▶ _Task to complete_: Write out the material exactly, without any of its pictures.

-- Supplied data start --

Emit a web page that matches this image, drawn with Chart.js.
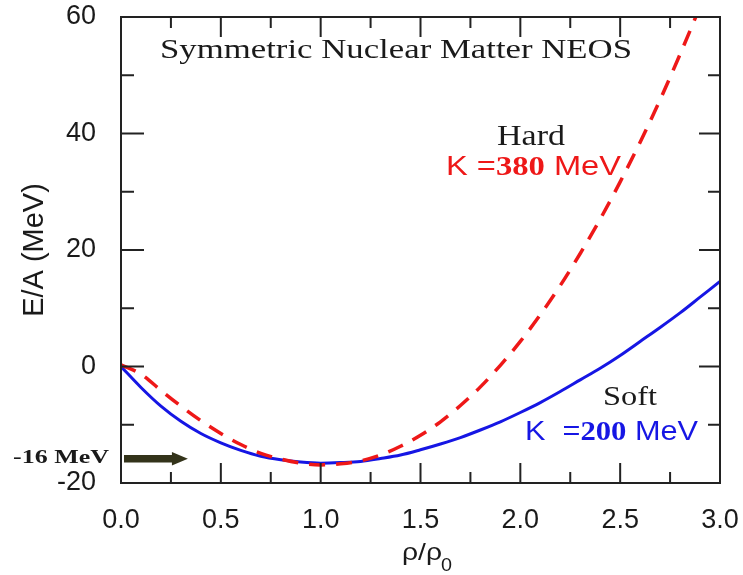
<!DOCTYPE html>
<html><head><meta charset="utf-8">
<script src="https://cdn.jsdelivr.net/npm/chart.js@4/dist/chart.umd.min.js"></script>
<style>html,body{margin:0;padding:0;background:#fff;}canvas{display:block}</style>
</head><body>
<canvas id="c" width="743" height="575"></canvas>
<script>
// ---- data ----
const RHO  = [0,0.1,0.2,0.3,0.4,0.5,0.6,0.7,0.8,0.9,1.0,1.1,1.2,1.3,1.4,1.5,1.6,1.7,1.8,1.9,2.0,2.1,2.2,2.3,2.4,2.5,2.6,2.7,2.8,2.9,3.0];
const SOFT = [0,-3.6,-6.8,-9.4,-11.5,-13.1,-14.4,-15.4,-16.0,-16.4,-16.6,-16.5,-16.3,-15.8,-15.2,-14.3,-13.3,-12.2,-10.9,-9.5,-7.9,-6.2,-4.3,-2.3,-0.3,1.9,4.3,6.7,9.2,11.9,14.6];
const HARD = [0.3,-1.3,-4.1,-6.8,-9.3,-11.5,-13.4,-14.9,-15.9,-16.6,-16.9,-16.7,-16.2,-15.2,-13.7,-11.8,-9.5,-6.7,-3.5,0.2,4.3,8.9,13.9,19.4,25.3,31.7,38.5,45.8,53.6,61.8,70.4];
const X_MAJOR = [0,0.5,1.0,1.5,2.0,2.5,3.0];
const X_MINOR = [0.25,0.75,1.25,1.75,2.25,2.75];
const Y_MAJOR = [-20,0,20,40,60];
const Y_MINOR = [-10,10,30,50];
const SATURATION_E = -16;
const TITLE = 'Symmetric Nuclear Matter NEOS';
const Y_LABEL = 'E/A (MeV)';

const RED = 'rgb(238,24,24)';
const BLUE = 'rgb(22,22,228)';
const INK = '#1a1a1a';

function pts(ys){ return RHO.map((x,i)=>({x:x,y:ys[i]})); }

function drawFit(ctx, segs, left, baseline, width, color){
  ctx.save();
  let total = 0;
  segs.forEach(s=>{ ctx.font = s.f; s.w = ctx.measureText(s.t).width; total += s.w; });
  ctx.translate(left, baseline);
  ctx.scale(width/total, 1);
  ctx.fillStyle = color;
  ctx.textBaseline = 'alphabetic';
  ctx.textAlign = 'left';
  let x = 0;
  segs.forEach(s=>{ ctx.font = s.f; ctx.fillText(s.t, x, 0); x += s.w; });
  ctx.restore();
}

const decor = {
  id:'decor',
  afterDatasetsDraw(chart){
    const {ctx, chartArea:a, scales:{x, y}} = chart;
    ctx.save();
    ctx.strokeStyle = '#222';
    ctx.lineWidth = 2;
    ctx.beginPath();
    const tickX = (v, L) => { const p = x.getPixelForValue(v); ctx.moveTo(p, a.bottom); ctx.lineTo(p, a.bottom - L); ctx.moveTo(p, a.top); ctx.lineTo(p, a.top + L); };
    const tickY = (v, Ll, Lr) => { const p = y.getPixelForValue(v); ctx.moveTo(a.left, p); ctx.lineTo(a.left + Ll, p); ctx.moveTo(a.right, p); ctx.lineTo(a.right - Lr, p); };
    X_MAJOR.forEach(v=>tickX(v,20));
    X_MINOR.forEach(v=>tickX(v,11));
    Y_MAJOR.forEach(v=>tickY(v,23,21));
    Y_MINOR.forEach(v=>tickY(v,13,12));
    ctx.stroke();
    ctx.strokeRect(a.left, a.top, a.right - a.left, a.bottom - a.top);

    // arrow at saturation energy
    const yc = y.getPixelForValue(SATURATION_E) - 1;
    const x0 = x.getPixelForValue(0.015), x1 = x.getPixelForValue(0.255), x2 = x.getPixelForValue(0.335);
    ctx.fillStyle = '#33331a';
    ctx.beginPath();
    ctx.moveTo(x0, yc - 3.8); ctx.lineTo(x1, yc - 3.8); ctx.lineTo(x1, yc - 6.8);
    ctx.lineTo(x2, yc); ctx.lineTo(x1, yc + 6.8); ctx.lineTo(x1, yc + 3.8); ctx.lineTo(x0, yc + 3.8);
    ctx.closePath(); ctx.fill();
    ctx.restore();

    const serif = '"Liberation Serif", "Times New Roman", serif';
    const sans = '"Liberation Sans", Arial, sans-serif';
    drawFit(ctx, [{t:TITLE, f:'27px '+serif}], 160, 58, 472, INK);
    drawFit(ctx, [{t:'Hard', f:'29px '+serif}], 497, 145, 68, INK);
    drawFit(ctx, [{t:'K =', f:'28px '+sans},{t:'380', f:'bold 28px '+serif},{t:' MeV', f:'28px '+sans}], 446, 175, 175, RED);
    drawFit(ctx, [{t:'Soft', f:'27px '+serif}], 603, 405, 54, INK);
    drawFit(ctx, [{t:'K  =', f:'28px '+sans},{t:'200', f:'bold 28px '+serif},{t:' MeV', f:'28px '+sans}], 525, 440, 173, BLUE);
    drawFit(ctx, [{t:'-16 MeV', f:'bold 19px '+serif}], 13, 463, 96, INK);
    // x-axis title rho/rho_0
    drawFit(ctx, [{t:'ρ/ρ', f:'24px '+sans}], 402, 560, 40, INK);
    drawFit(ctx, [{t:'0', f:'18px '+sans}], 441, 571, 11, INK);
  }
};

new Chart(document.getElementById('c'), {
  type:'line',
  data:{ datasets:[
    {label:'Hard', data:pts(HARD), borderColor:RED, borderWidth:3.5, borderDash:[16,11], pointRadius:0, cubicInterpolationMode:'monotone', fill:false, clip:0},
    {label:'Soft', data:pts(SOFT), borderColor:BLUE, borderWidth:3, pointRadius:0, cubicInterpolationMode:'monotone', fill:false, clip:0}
  ]},
  options:{
    responsive:false, animation:false,
    layout:{padding:{left:0, right:23, top:17, bottom:0}},
    plugins:{legend:{display:false}, tooltip:{enabled:false}},
    scales:{
      x:{type:'linear', min:0, max:3,
         grid:{display:false, drawTicks:false}, border:{display:false},
         ticks:{stepSize:0.5, padding:21, color:INK, font:{family:'"Liberation Sans", Arial, sans-serif', size:27}, callback:v=>Number(v).toFixed(1), maxRotation:0},
         afterFit(s){ s.height = 92; s.paddingLeft = 0; s.paddingRight = 0; s.paddingTop = 0; s.paddingBottom = 0; }},
      y:{type:'linear', min:-20, max:60,
         grid:{display:false, drawTicks:false}, border:{display:false},
         ticks:{stepSize:20, padding:25, color:INK, font:{family:'"Liberation Sans", Arial, sans-serif', size:27}},
         title:{display:true, text:Y_LABEL, color:INK, font:{family:'"Liberation Sans", Arial, sans-serif', size:29}, padding:{top:18, bottom:0}},
         afterFit(s){ s.width = 121; s.paddingTop = 0; s.paddingBottom = 0; s.paddingLeft = 0; s.paddingRight = 0; }}
    }
  },
  plugins:[decor]
});
</script>
</body></html>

-- Supplied data end --

▶ _Solution to this exercise_:
Emit a web page that matches this image, drawn with Chart.js.
<!DOCTYPE html>
<html><head><meta charset="utf-8">
<script src="https://cdn.jsdelivr.net/npm/chart.js@4/dist/chart.umd.min.js"></script>
<style>html,body{margin:0;padding:0;background:#fff;}canvas{display:block}</style>
</head><body>
<canvas id="c" width="743" height="575"></canvas>
<script>
// ---- data ----
const RHO  = [0,0.1,0.2,0.3,0.4,0.5,0.6,0.7,0.8,0.9,1.0,1.1,1.2,1.3,1.4,1.5,1.6,1.7,1.8,1.9,2.0,2.1,2.2,2.3,2.4,2.5,2.6,2.7,2.8,2.9,3.0];
const SOFT = [0,-3.6,-6.8,-9.4,-11.5,-13.1,-14.4,-15.4,-16.0,-16.4,-16.6,-16.5,-16.3,-15.8,-15.2,-14.3,-13.3,-12.2,-10.9,-9.5,-7.9,-6.2,-4.3,-2.3,-0.3,1.9,4.3,6.7,9.2,11.9,14.6];
const HARD = [0.3,-1.3,-4.1,-6.8,-9.3,-11.5,-13.4,-14.9,-15.9,-16.6,-16.9,-16.7,-16.2,-15.2,-13.7,-11.8,-9.5,-6.7,-3.5,0.2,4.3,8.9,13.9,19.4,25.3,31.7,38.5,45.8,53.6,61.8,70.4];
const X_MAJOR = [0,0.5,1.0,1.5,2.0,2.5,3.0];
const X_MINOR = [0.25,0.75,1.25,1.75,2.25,2.75];
const Y_MAJOR = [-20,0,20,40,60];
const Y_MINOR = [-10,10,30,50];
const SATURATION_E = -16;
const TITLE = 'Symmetric Nuclear Matter NEOS';
const Y_LABEL = 'E/A (MeV)';

const RED = 'rgb(238,24,24)';
const BLUE = 'rgb(22,22,228)';
const INK = '#1a1a1a';

function pts(ys){ return RHO.map((x,i)=>({x:x,y:ys[i]})); }

function drawFit(ctx, segs, left, baseline, width, color){
  ctx.save();
  let total = 0;
  segs.forEach(s=>{ ctx.font = s.f; s.w = ctx.measureText(s.t).width; total += s.w; });
  ctx.translate(left, baseline);
  ctx.scale(width/total, 1);
  ctx.fillStyle = color;
  ctx.textBaseline = 'alphabetic';
  ctx.textAlign = 'left';
  let x = 0;
  segs.forEach(s=>{ ctx.font = s.f; ctx.fillText(s.t, x, 0); x += s.w; });
  ctx.restore();
}

const decor = {
  id:'decor',
  afterDatasetsDraw(chart){
    const {ctx, chartArea:a, scales:{x, y}} = chart;
    ctx.save();
    ctx.strokeStyle = '#222';
    ctx.lineWidth = 2;
    ctx.beginPath();
    const tickX = (v, L) => { const p = x.getPixelForValue(v); ctx.moveTo(p, a.bottom); ctx.lineTo(p, a.bottom - L); ctx.moveTo(p, a.top); ctx.lineTo(p, a.top + L); };
    const tickY = (v, Ll, Lr) => { const p = y.getPixelForValue(v); ctx.moveTo(a.left, p); ctx.lineTo(a.left + Ll, p); ctx.moveTo(a.right, p); ctx.lineTo(a.right - Lr, p); };
    X_MAJOR.forEach(v=>tickX(v,20));
    X_MINOR.forEach(v=>tickX(v,11));
    Y_MAJOR.forEach(v=>tickY(v,23,21));
    Y_MINOR.forEach(v=>tickY(v,13,12));
    ctx.stroke();
    ctx.strokeRect(a.left, a.top, a.right - a.left, a.bottom - a.top);

    // arrow at saturation energy
    const yc = y.getPixelForValue(SATURATION_E) - 1;
    const x0 = x.getPixelForValue(0.015), x1 = x.getPixelForValue(0.255), x2 = x.getPixelForValue(0.335);
    ctx.fillStyle = '#33331a';
    ctx.beginPath();
    ctx.moveTo(x0, yc - 3.8); ctx.lineTo(x1, yc - 3.8); ctx.lineTo(x1, yc - 6.8);
    ctx.lineTo(x2, yc); ctx.lineTo(x1, yc + 6.8); ctx.lineTo(x1, yc + 3.8); ctx.lineTo(x0, yc + 3.8);
    ctx.closePath(); ctx.fill();
    ctx.restore();

    const serif = '"Liberation Serif", "Times New Roman", serif';
    const sans = '"Liberation Sans", Arial, sans-serif';
    drawFit(ctx, [{t:TITLE, f:'27px '+serif}], 160, 58, 472, INK);
    drawFit(ctx, [{t:'Hard', f:'29px '+serif}], 497, 145, 68, INK);
    drawFit(ctx, [{t:'K =', f:'28px '+sans},{t:'380', f:'bold 28px '+serif},{t:' MeV', f:'28px '+sans}], 446, 175, 175, RED);
    drawFit(ctx, [{t:'Soft', f:'27px '+serif}], 603, 405, 54, INK);
    drawFit(ctx, [{t:'K  =', f:'28px '+sans},{t:'200', f:'bold 28px '+serif},{t:' MeV', f:'28px '+sans}], 525, 440, 173, BLUE);
    drawFit(ctx, [{t:'-16 MeV', f:'bold 19px '+serif}], 13, 463, 96, INK);
    // x-axis title rho/rho_0
    drawFit(ctx, [{t:'ρ/ρ', f:'24px '+sans}], 402, 560, 40, INK);
    drawFit(ctx, [{t:'0', f:'18px '+sans}], 441, 571, 11, INK);
  }
};

new Chart(document.getElementById('c'), {
  type:'line',
  data:{ datasets:[
    {label:'Hard', data:pts(HARD), borderColor:RED, borderWidth:3.5, borderDash:[16,11], pointRadius:0, cubicInterpolationMode:'monotone', fill:false, clip:0},
    {label:'Soft', data:pts(SOFT), borderColor:BLUE, borderWidth:3, pointRadius:0, cubicInterpolationMode:'monotone', fill:false, clip:0}
  ]},
  options:{
    responsive:false, animation:false,
    layout:{padding:{left:0, right:23, top:17, bottom:0}},
    plugins:{legend:{display:false}, tooltip:{enabled:false}},
    scales:{
      x:{type:'linear', min:0, max:3,
         grid:{display:false, drawTicks:false}, border:{display:false},
         ticks:{stepSize:0.5, padding:21, color:INK, font:{family:'"Liberation Sans", Arial, sans-serif', size:27}, callback:v=>Number(v).toFixed(1), maxRotation:0},
         afterFit(s){ s.height = 92; s.paddingLeft = 0; s.paddingRight = 0; s.paddingTop = 0; s.paddingBottom = 0; }},
      y:{type:'linear', min:-20, max:60,
         grid:{display:false, drawTicks:false}, border:{display:false},
         ticks:{stepSize:20, padding:25, color:INK, font:{family:'"Liberation Sans", Arial, sans-serif', size:27}},
         title:{display:true, text:Y_LABEL, color:INK, font:{family:'"Liberation Sans", Arial, sans-serif', size:29}, padding:{top:18, bottom:0}},
         afterFit(s){ s.width = 121; s.paddingTop = 0; s.paddingBottom = 0; s.paddingLeft = 0; s.paddingRight = 0; }}
    }
  },
  plugins:[decor]
});
</script>
</body></html>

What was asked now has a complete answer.